Figure 1. Transition of logic production to IC foundries. SOURCE: IC Insights
Intel is able to spend over $20B total each year on R&D and capex combined, observed McClean. “That’s a huge amount of resources and research that can be called upon to make those big leaps,” said McClean. “And there isn’t anyone at this time that can stick with that type of investment.” Though AMD will feel the pinch if Intel’s process gets too far ahead, McClean noted that Intel’s impact on the rest of the industry will not be too great because they are not huge competitors in other areas such as NAND Flash, or DRAM, nor is the company the leading foundry. Therefore, until Intel’s major product is not a microprocessor, McClean believes that it’s alright for the rest of the industry to make progress and to invest at a different rate. “Intel is unique, and sometimes it’s a mistake to judge the rest of the industry by what Intel is doing,” said McClean.
Turning attention to another industry heavyweight, McClean observed that Samsung is playing out the vertically integrated business model to perfection. A key factor to ensuring success with the vertically integrated model is for the people at the top to be behind it. The top executives have to be willing to invest during industry downturns so that when the business cycle goes up again, the company will have the market share, the experience, and new fabs ready to go. Without such support from the top, the model falls apart completely, explained McClean.
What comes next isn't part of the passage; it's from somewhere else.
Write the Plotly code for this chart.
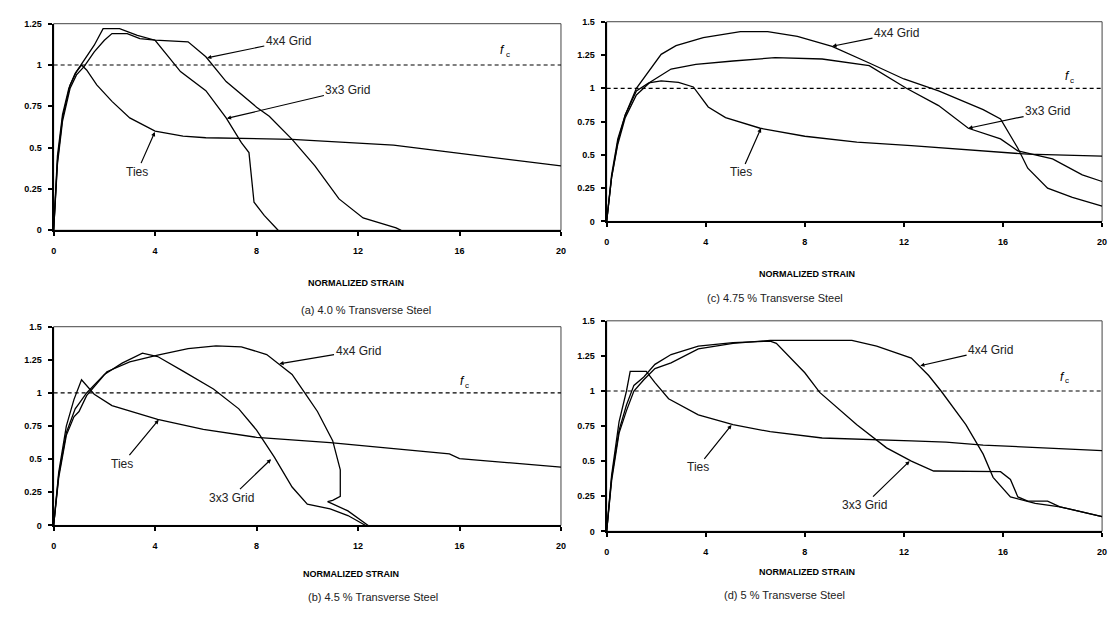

Wafer size transitions will impact both digital and analog
Wafer size transitions are not the sole province of the top 10 or so IC manufacturers and foundries that are expected to be able to move to 450mm manufacturing. Analog may be a different world, but McClean noted that even those device manufacturers are getting pressured to move from 200mm wafers to 300mm. “Almost all analog chips are made on 200mm wafers,” said McClean. But TI forced the issue of going to 300mm when it purchased Qimonda’s 300mm tools for very little money when that DRAM fab went out of business. As more companies feel the pressure to make the move to the next wafer size, business models are challenged, forcing adjustments (the familiar chorus of going fab-lite, or maybe even going out of business).
When asked to comment on the alphabet soup of 450mm consortia and whether it might be better to pool resources, McClean said that participants and different regions have their own agendas. For example, unless Intel builds a 450mm fab in Ireland, European equipment and materials suppliers will have no other indigenous European IC manufacturer at 450mm. What these suppliers want to avoid is being shut out of leading-edge production. “If you look 10 years down the road, almost all leading-edge digital will be on 450mm wafers,” said McClean. “If you’re not a supplier to that, you’re out.”
And speaking of being out of business: McClean observed that there are about 70 companies doing 200mm production, 30 companies doing 300mm, and fewer than 10 expected to do 450mm. “If that isn’t a consolidation, I don’t know what is,” he said. “Major structural changes are coming, and we’re right in the midst of it.”